In its statement, Catholic Democrats said it was disappointing that "Bishop McManus would not even take the time to discuss with Mrs. Kennedy his reasons for objecting to her appearance at Anna Maria College."

Delisle said McManus was not "trying to get into an elaboration of these issues or trying to attack Vicki Kennedy. He's just saying that, based on her public positions in these areas, which are core, from the bishop's perspective, to Catholic teaching, to honor her at a commencement as a Catholic is inappropriate."

Krueger took issue with that, noting that canon law says every Catholic is entitled to a good reputation [Canon 220] and that under church law a bishop has "no business judging [any Catholic's] faith until he talked to her proper pastor or to her."

"Who is or who is not a 'good' Catholic is not, under the church's law, for other members of the church to judge, but only for the person's proper pastors," Krueger said, quoting a canonical statement by Nicholas Cafardi of Duquesne University, a prominent lay canon and civil lawyer and former head of the U.S. bishops' lay National Review Board on clergy sexual abuse of minors.

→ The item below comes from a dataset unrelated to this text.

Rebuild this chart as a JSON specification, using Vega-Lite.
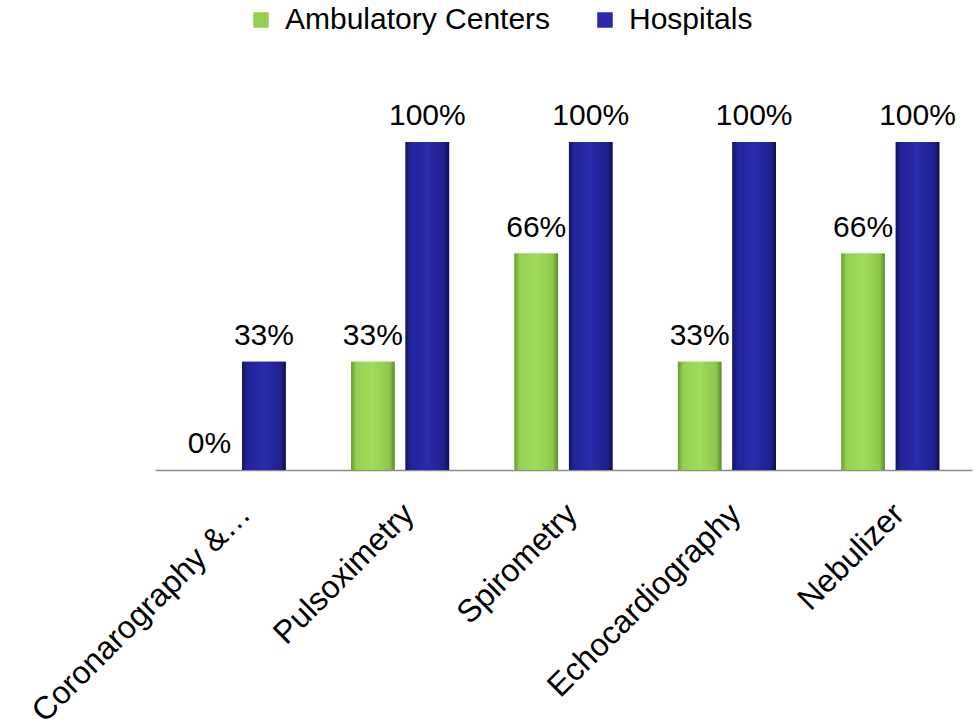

In Kennedy's case, Krueger said, that would mean that McManus would have to consult with Kennedy herself or the bishop of Fall River, Mass., or her own pastor in her local parish in that diocese.

"He had no business judging her faith until he talked to her or her proper pastor -- that was the correct way to go under church law," Krueger said.

Canon 1341 of the Code of Canon Law says a bishop or religious superior "is to take care to initiate a judicial or administrative process to impose or declare penalties only after he has ascertained that fraternal correction or rebuke or pastoral solicitude cannot sufficiently repair the scandal, restore justice, reform the offender."

While McManus' successful effort to remove Kennedy from Anna Maria's commencement ceremonies does not technically fall under the code's rules for episcopal administrative or judicial processes to impose or declare penalties, the spirit of the code's restrictions on how a bishop may act in such circumstances seems clear: Before invoking any public penalty, even a prohibition on an honor, the bishop ought to ascertain positively that lesser private paths -- "fraternal correction or rebuke or pastoral solicitude" -- do not suffice to "repair the scandal, restore justice, reform the offender."

Patrick Whelan, president of Catholic Democrats, told NCR he and others tried unsuccessfully to get McManus to meet with Kennedy and engage in a dialogue with her before asking Anna Maria College to disinvite her as its commencement speaker.

He said he told the bishop in a phone conversation that Kennedy had been working behind the scenes in the Obama administration to expand the religious exemption for insurance coverage by employers under new Health and Human Services rules -- and McManus expressed some surprise at that but was not moved to lift his objections to Kennedy as a commencement speaker.

"I asked him, can any Democrat speak at a Catholic college?" under the rules McManus has set out for commencement speakers, Whelan said.

In an interview with the Catholic Free Press, Worcester's diocesan newspaper, McManus said, "My difficulty is not primarily with Mrs. Kennedy. My difficulty is with the college choosing her to be honored by allowing her to be commencement speaker and giving her an honorary degree."

"My focus of concern is with the college. ... My concern basically was that to give this type of honor to Mrs. Kennedy would in fact undercut the Catholic identity and mission of the school," he said.

In the interview, which the newspaper posted Wednesday on its website, McManus lauded Kennedy's work in areas such as gun control and child safety but said that "the fundamental social justice issue in the teaching of the church is the right to life. ... That trumps everything."